(EXERCISE BRIEF)
Would you transcribe the whole listing exactly, minus its pictures?

(PROVIDED MATERIAL)
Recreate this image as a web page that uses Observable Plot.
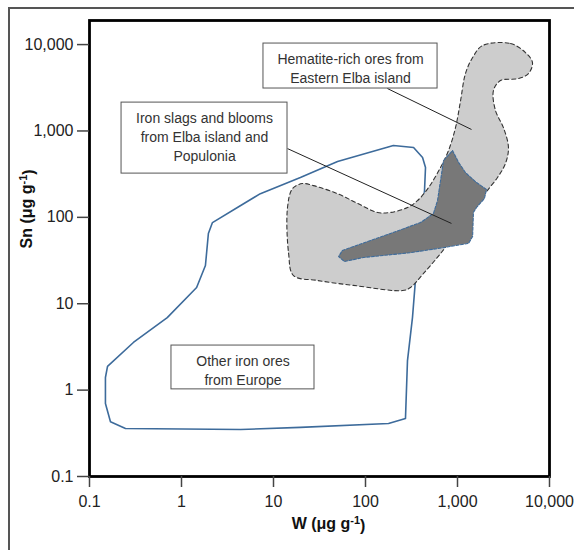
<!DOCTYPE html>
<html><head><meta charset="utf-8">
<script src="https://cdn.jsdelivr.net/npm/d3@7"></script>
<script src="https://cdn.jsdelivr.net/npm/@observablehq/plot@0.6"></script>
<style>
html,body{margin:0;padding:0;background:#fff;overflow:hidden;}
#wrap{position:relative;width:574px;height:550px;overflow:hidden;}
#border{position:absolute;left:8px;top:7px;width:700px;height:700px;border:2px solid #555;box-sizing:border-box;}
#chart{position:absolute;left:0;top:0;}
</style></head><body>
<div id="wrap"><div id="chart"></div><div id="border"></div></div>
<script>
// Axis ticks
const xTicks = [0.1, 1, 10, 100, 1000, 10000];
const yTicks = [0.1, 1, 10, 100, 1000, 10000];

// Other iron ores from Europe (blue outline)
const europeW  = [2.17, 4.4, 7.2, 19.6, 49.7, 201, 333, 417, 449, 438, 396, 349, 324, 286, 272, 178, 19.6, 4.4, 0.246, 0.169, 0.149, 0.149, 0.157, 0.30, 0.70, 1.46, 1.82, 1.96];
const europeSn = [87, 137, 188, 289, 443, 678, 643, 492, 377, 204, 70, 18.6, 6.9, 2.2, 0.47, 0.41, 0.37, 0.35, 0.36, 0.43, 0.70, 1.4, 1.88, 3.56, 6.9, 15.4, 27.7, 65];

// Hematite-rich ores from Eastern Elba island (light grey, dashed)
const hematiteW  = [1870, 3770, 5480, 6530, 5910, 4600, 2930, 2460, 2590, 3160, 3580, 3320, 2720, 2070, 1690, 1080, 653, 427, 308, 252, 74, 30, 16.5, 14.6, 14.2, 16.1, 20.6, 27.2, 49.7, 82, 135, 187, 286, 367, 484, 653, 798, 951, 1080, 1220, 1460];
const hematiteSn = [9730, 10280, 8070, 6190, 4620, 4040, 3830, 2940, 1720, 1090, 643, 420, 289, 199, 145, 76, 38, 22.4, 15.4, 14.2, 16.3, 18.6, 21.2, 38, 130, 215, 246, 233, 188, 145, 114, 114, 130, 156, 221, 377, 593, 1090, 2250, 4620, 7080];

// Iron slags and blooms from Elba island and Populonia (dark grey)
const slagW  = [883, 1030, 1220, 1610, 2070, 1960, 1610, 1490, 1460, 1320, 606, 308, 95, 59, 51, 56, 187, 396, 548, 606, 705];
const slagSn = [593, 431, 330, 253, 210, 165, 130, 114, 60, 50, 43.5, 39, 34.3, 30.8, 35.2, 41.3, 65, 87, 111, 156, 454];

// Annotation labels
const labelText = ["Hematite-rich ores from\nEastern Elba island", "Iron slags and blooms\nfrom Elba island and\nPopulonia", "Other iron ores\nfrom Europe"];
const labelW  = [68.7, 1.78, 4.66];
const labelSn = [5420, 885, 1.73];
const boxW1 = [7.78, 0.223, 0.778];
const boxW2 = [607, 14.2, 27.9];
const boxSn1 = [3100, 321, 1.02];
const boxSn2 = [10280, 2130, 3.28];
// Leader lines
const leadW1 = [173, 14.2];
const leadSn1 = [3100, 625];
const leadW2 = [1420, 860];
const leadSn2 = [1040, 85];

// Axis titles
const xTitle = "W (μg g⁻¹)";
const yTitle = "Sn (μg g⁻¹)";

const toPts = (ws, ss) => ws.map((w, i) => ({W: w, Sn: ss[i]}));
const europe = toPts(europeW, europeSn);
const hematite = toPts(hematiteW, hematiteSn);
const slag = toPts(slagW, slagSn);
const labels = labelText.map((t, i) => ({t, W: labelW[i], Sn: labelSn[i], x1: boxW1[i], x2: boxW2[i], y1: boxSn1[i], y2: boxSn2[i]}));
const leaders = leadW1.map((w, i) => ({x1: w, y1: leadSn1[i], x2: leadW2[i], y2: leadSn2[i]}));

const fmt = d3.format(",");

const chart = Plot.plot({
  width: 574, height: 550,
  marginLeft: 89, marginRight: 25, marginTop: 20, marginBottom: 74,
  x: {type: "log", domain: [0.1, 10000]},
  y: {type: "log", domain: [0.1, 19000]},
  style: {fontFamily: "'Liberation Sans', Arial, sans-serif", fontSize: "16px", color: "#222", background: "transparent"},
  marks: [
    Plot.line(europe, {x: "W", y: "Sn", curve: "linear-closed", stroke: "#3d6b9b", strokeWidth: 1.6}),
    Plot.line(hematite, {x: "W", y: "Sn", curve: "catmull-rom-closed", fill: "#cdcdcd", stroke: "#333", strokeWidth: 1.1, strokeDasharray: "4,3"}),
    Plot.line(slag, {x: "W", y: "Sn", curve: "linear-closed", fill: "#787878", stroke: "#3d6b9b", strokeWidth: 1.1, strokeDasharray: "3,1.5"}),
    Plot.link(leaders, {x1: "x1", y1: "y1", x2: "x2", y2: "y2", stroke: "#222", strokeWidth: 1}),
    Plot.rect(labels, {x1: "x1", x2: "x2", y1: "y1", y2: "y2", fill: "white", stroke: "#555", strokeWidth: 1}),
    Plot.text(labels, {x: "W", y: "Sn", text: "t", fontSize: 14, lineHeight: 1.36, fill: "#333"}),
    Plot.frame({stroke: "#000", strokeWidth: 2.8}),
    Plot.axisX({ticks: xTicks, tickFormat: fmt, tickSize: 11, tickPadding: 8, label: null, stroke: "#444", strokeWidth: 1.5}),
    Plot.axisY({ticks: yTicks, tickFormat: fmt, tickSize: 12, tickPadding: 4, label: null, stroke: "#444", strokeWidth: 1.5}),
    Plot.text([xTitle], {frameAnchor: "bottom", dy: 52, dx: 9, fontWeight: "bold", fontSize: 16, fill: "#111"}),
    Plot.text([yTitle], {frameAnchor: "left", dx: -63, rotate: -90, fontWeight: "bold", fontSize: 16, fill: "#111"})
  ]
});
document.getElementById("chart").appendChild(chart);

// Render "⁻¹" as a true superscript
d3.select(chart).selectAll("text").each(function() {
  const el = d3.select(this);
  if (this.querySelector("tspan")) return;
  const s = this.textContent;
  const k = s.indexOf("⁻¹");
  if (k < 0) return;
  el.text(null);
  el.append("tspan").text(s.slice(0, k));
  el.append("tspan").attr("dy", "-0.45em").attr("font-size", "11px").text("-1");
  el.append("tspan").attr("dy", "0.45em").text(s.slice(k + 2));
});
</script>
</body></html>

(TASK SOLUTION)
Recreate this image as a web page that uses Observable Plot.
<!DOCTYPE html>
<html><head><meta charset="utf-8">
<script src="https://cdn.jsdelivr.net/npm/d3@7"></script>
<script src="https://cdn.jsdelivr.net/npm/@observablehq/plot@0.6"></script>
<style>
html,body{margin:0;padding:0;background:#fff;overflow:hidden;}
#wrap{position:relative;width:574px;height:550px;overflow:hidden;}
#border{position:absolute;left:8px;top:7px;width:700px;height:700px;border:2px solid #555;box-sizing:border-box;}
#chart{position:absolute;left:0;top:0;}
</style></head><body>
<div id="wrap"><div id="chart"></div><div id="border"></div></div>
<script>
// Axis ticks
const xTicks = [0.1, 1, 10, 100, 1000, 10000];
const yTicks = [0.1, 1, 10, 100, 1000, 10000];

// Other iron ores from Europe (blue outline)
const europeW  = [2.17, 4.4, 7.2, 19.6, 49.7, 201, 333, 417, 449, 438, 396, 349, 324, 286, 272, 178, 19.6, 4.4, 0.246, 0.169, 0.149, 0.149, 0.157, 0.30, 0.70, 1.46, 1.82, 1.96];
const europeSn = [87, 137, 188, 289, 443, 678, 643, 492, 377, 204, 70, 18.6, 6.9, 2.2, 0.47, 0.41, 0.37, 0.35, 0.36, 0.43, 0.70, 1.4, 1.88, 3.56, 6.9, 15.4, 27.7, 65];

// Hematite-rich ores from Eastern Elba island (light grey, dashed)
const hematiteW  = [1870, 3770, 5480, 6530, 5910, 4600, 2930, 2460, 2590, 3160, 3580, 3320, 2720, 2070, 1690, 1080, 653, 427, 308, 252, 74, 30, 16.5, 14.6, 14.2, 16.1, 20.6, 27.2, 49.7, 82, 135, 187, 286, 367, 484, 653, 798, 951, 1080, 1220, 1460];
const hematiteSn = [9730, 10280, 8070, 6190, 4620, 4040, 3830, 2940, 1720, 1090, 643, 420, 289, 199, 145, 76, 38, 22.4, 15.4, 14.2, 16.3, 18.6, 21.2, 38, 130, 215, 246, 233, 188, 145, 114, 114, 130, 156, 221, 377, 593, 1090, 2250, 4620, 7080];

// Iron slags and blooms from Elba island and Populonia (dark grey)
const slagW  = [883, 1030, 1220, 1610, 2070, 1960, 1610, 1490, 1460, 1320, 606, 308, 95, 59, 51, 56, 187, 396, 548, 606, 705];
const slagSn = [593, 431, 330, 253, 210, 165, 130, 114, 60, 50, 43.5, 39, 34.3, 30.8, 35.2, 41.3, 65, 87, 111, 156, 454];

// Annotation labels
const labelText = ["Hematite-rich ores from\nEastern Elba island", "Iron slags and blooms\nfrom Elba island and\nPopulonia", "Other iron ores\nfrom Europe"];
const labelW  = [68.7, 1.78, 4.66];
const labelSn = [5420, 885, 1.73];
const boxW1 = [7.78, 0.223, 0.778];
const boxW2 = [607, 14.2, 27.9];
const boxSn1 = [3100, 321, 1.02];
const boxSn2 = [10280, 2130, 3.28];
// Leader lines
const leadW1 = [173, 14.2];
const leadSn1 = [3100, 625];
const leadW2 = [1420, 860];
const leadSn2 = [1040, 85];

// Axis titles
const xTitle = "W (μg g⁻¹)";
const yTitle = "Sn (μg g⁻¹)";

const toPts = (ws, ss) => ws.map((w, i) => ({W: w, Sn: ss[i]}));
const europe = toPts(europeW, europeSn);
const hematite = toPts(hematiteW, hematiteSn);
const slag = toPts(slagW, slagSn);
const labels = labelText.map((t, i) => ({t, W: labelW[i], Sn: labelSn[i], x1: boxW1[i], x2: boxW2[i], y1: boxSn1[i], y2: boxSn2[i]}));
const leaders = leadW1.map((w, i) => ({x1: w, y1: leadSn1[i], x2: leadW2[i], y2: leadSn2[i]}));

const fmt = d3.format(",");

const chart = Plot.plot({
  width: 574, height: 550,
  marginLeft: 89, marginRight: 25, marginTop: 20, marginBottom: 74,
  x: {type: "log", domain: [0.1, 10000]},
  y: {type: "log", domain: [0.1, 19000]},
  style: {fontFamily: "'Liberation Sans', Arial, sans-serif", fontSize: "16px", color: "#222", background: "transparent"},
  marks: [
    Plot.line(europe, {x: "W", y: "Sn", curve: "linear-closed", stroke: "#3d6b9b", strokeWidth: 1.6}),
    Plot.line(hematite, {x: "W", y: "Sn", curve: "catmull-rom-closed", fill: "#cdcdcd", stroke: "#333", strokeWidth: 1.1, strokeDasharray: "4,3"}),
    Plot.line(slag, {x: "W", y: "Sn", curve: "linear-closed", fill: "#787878", stroke: "#3d6b9b", strokeWidth: 1.1, strokeDasharray: "3,1.5"}),
    Plot.link(leaders, {x1: "x1", y1: "y1", x2: "x2", y2: "y2", stroke: "#222", strokeWidth: 1}),
    Plot.rect(labels, {x1: "x1", x2: "x2", y1: "y1", y2: "y2", fill: "white", stroke: "#555", strokeWidth: 1}),
    Plot.text(labels, {x: "W", y: "Sn", text: "t", fontSize: 14, lineHeight: 1.36, fill: "#333"}),
    Plot.frame({stroke: "#000", strokeWidth: 2.8}),
    Plot.axisX({ticks: xTicks, tickFormat: fmt, tickSize: 11, tickPadding: 8, label: null, stroke: "#444", strokeWidth: 1.5}),
    Plot.axisY({ticks: yTicks, tickFormat: fmt, tickSize: 12, tickPadding: 4, label: null, stroke: "#444", strokeWidth: 1.5}),
    Plot.text([xTitle], {frameAnchor: "bottom", dy: 52, dx: 9, fontWeight: "bold", fontSize: 16, fill: "#111"}),
    Plot.text([yTitle], {frameAnchor: "left", dx: -63, rotate: -90, fontWeight: "bold", fontSize: 16, fill: "#111"})
  ]
});
document.getElementById("chart").appendChild(chart);

// Render "⁻¹" as a true superscript
d3.select(chart).selectAll("text").each(function() {
  const el = d3.select(this);
  if (this.querySelector("tspan")) return;
  const s = this.textContent;
  const k = s.indexOf("⁻¹");
  if (k < 0) return;
  el.text(null);
  el.append("tspan").text(s.slice(0, k));
  el.append("tspan").attr("dy", "-0.45em").attr("font-size", "11px").text("-1");
  el.append("tspan").attr("dy", "0.45em").text(s.slice(k + 2));
});
</script>
</body></html>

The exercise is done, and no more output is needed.